A few questions about strains on the power and efficacy of the nation-state:
(a) Does the global financial crisis call for international management of, say, currency exchange rates?
(b) Do globalization and the near-global triumph of capitalism undermine the greatest incentive (namely, international competition, respectively, among capitalist powers and between capitalist and non-capitalist powers) for leading capitalists to attend to the well-being of those who are not succeeding?
(c) Do global warming and other environmental strains demand an internationally-coordinated response that cannot entirely be managed by one nation-state?
My answer to all of these questions is 'yes' and points to the growing importance of international cooperation to solve many of our most pressing problems. I am not arguing that states are not strong. Neither am I am arguing necessarily for inter-governmental cooperation to solve these problems (although, such will sometimes be vital). Rather, I am arguing that a global perspective is becoming of greater importance. In due time, I believe that such a perspective will become the dominant paradigm, superseding the nation-state paradigm.

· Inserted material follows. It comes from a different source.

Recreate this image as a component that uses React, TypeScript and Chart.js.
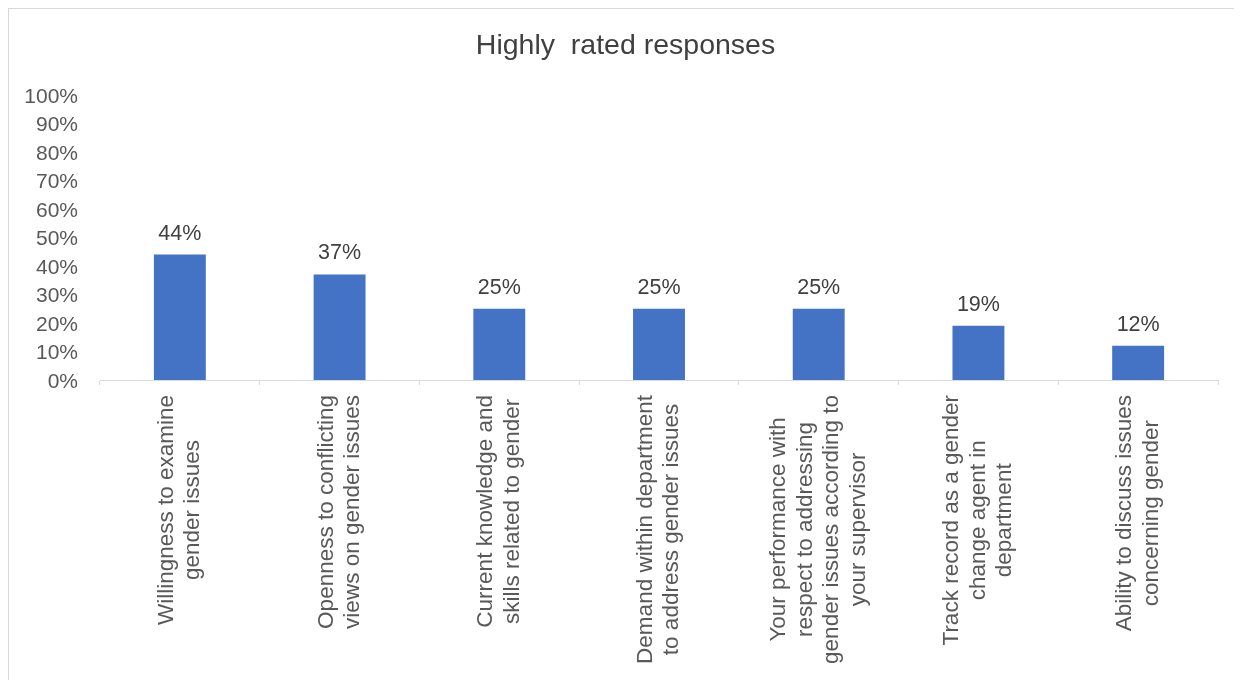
import React, { useEffect, useRef } from "react";
import { Chart, registerables } from "chart.js";

Chart.register(...registerables);

const titleText = "Highly  rated responses";
const categories: string[][] = [
  ["Willingness to examine", "gender issues"],
  ["Openness to conflicting", "views on gender issues"],
  ["Current knowledge and", "skills related to gender"],
  ["Demand within department", "to address gender issues"],
  ["Your performance with", "respect to addressing", "gender issues according to", "your supervisor"],
  ["Track record as a gender", "change agent in", "department"],
  ["Ability to discuss issues", "concerning gender"],
];
const values: number[] = [44, 37, 25, 25, 25, 19, 12];
const yMin = 0;
const yMax = 100;
const yStep = 10;

const FONT = "'Liberation Sans', Arial, sans-serif";
const TEXT = "#595959";
const DARK = "#404040";
const BAR = "#4472C4";
const AXIS = "#D9D9D9";

const labelPlugin = {
  id: "customLabels",
  afterDraw(chart: any) {
    const ctx = chart.ctx;
    const xScale = chart.scales.x;
    ctx.save();
    // title, centered on the whole canvas
    ctx.font = `28.5px ${FONT}`;
    ctx.fillStyle = DARK;
    ctx.textAlign = "center";
    ctx.textBaseline = "middle";
    ctx.fillText(titleText, chart.width / 2, 37);
    // category labels, rotated, centered lines
    ctx.font = `22.5px ${FONT}`;
    ctx.fillStyle = TEXT;
    const lh = 26.5;
    categories.forEach((lines, i) => {
      const x = xScale.getPixelForValue(i);
      const w = Math.max(...lines.map((l) => ctx.measureText(l).width));
      ctx.save();
      ctx.translate(x, xScale.top + 15 + w / 2);
      ctx.rotate(-Math.PI / 2);
      lines.forEach((line, j) => {
        ctx.fillText(line, 0, (j - (lines.length - 1) / 2) * lh);
      });
      ctx.restore();
    });
    // data labels
    ctx.font = `21.5px ${FONT}`;
    ctx.fillStyle = DARK;
    const meta = chart.getDatasetMeta(0);
    meta.data.forEach((el: any, i: number) => {
      ctx.fillText(`${values[i]}%`, el.x, el.y - 21);
    });
    ctx.restore();
  },
};

export default function App() {
  const ref = useRef<HTMLCanvasElement>(null);
  useEffect(() => {
    document.documentElement.style.overflow = "hidden";
    document.body.style.overflow = "hidden";
    const chart = new Chart(ref.current as HTMLCanvasElement, {
      type: "bar",
      data: {
        labels: categories.map((c) => c.join(" ")),
        datasets: [
          {
            data: values,
            backgroundColor: BAR,
            borderWidth: 0,
            categoryPercentage: 1,
            barPercentage: 0.325,
          },
        ],
      },
      options: {
        responsive: false,
        animation: false,
        layout: { padding: { left: 0, right: 24, top: 86, bottom: 0 } },
        plugins: {
          legend: { display: false },
          tooltip: { enabled: false },
          title: { display: false },
        },
        scales: {
          x: {
            offset: true,
            grid: {
              display: true,
              drawOnChartArea: false,
              drawTicks: true,
              tickLength: 5,
              color: AXIS,
              offset: true,
            },
            border: { display: true, color: AXIS, width: 1 },
            ticks: { display: false },
            afterFit: (scale: any) => {
              scale.height = 300;
            },
          },
          y: {
            min: yMin,
            max: yMax,
            grid: { display: false, drawTicks: false },
            border: { display: false },
            ticks: {
              stepSize: yStep,
              padding: 22,
              labelOffset: 2,
              color: TEXT,
              font: { family: FONT, size: 21 },
              callback: (v: any) => `${v}%`,
            },
            afterFit: (scale: any) => {
              scale.width = 91;
            },
          },
        },
      },
      plugins: [labelPlugin],
    });
    return () => chart.destroy();
  }, []);

  return (
    <div
      style={{
        width: 1233,
        height: 671,
        borderTop: "1px solid #D9D9D9",
        borderLeft: "1px solid #D9D9D9",
        background: "#fff",
      }}
    >
      <canvas ref={ref} width={1233} height={671} style={{ display: "block" }} />
    </div>
  );
}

It is no coincidence that this pattern of integration presents itself as we find ourselves in a world in which everyone can be lifted out of poverty and in which universal education can be imagined. These goals can be achieved because (a) the global economy is sufficiently integrated to distribute basic goods, services, and skills to those in need of them, (b) globalization and the near-triumph of capitalism have led to a global economy in which human capital is of ever-greater economic value, and (c) environmental challenges force us to focus on how we can develop wealth without solely relying on materials. The best answers to this question are the development of technology and of human capital.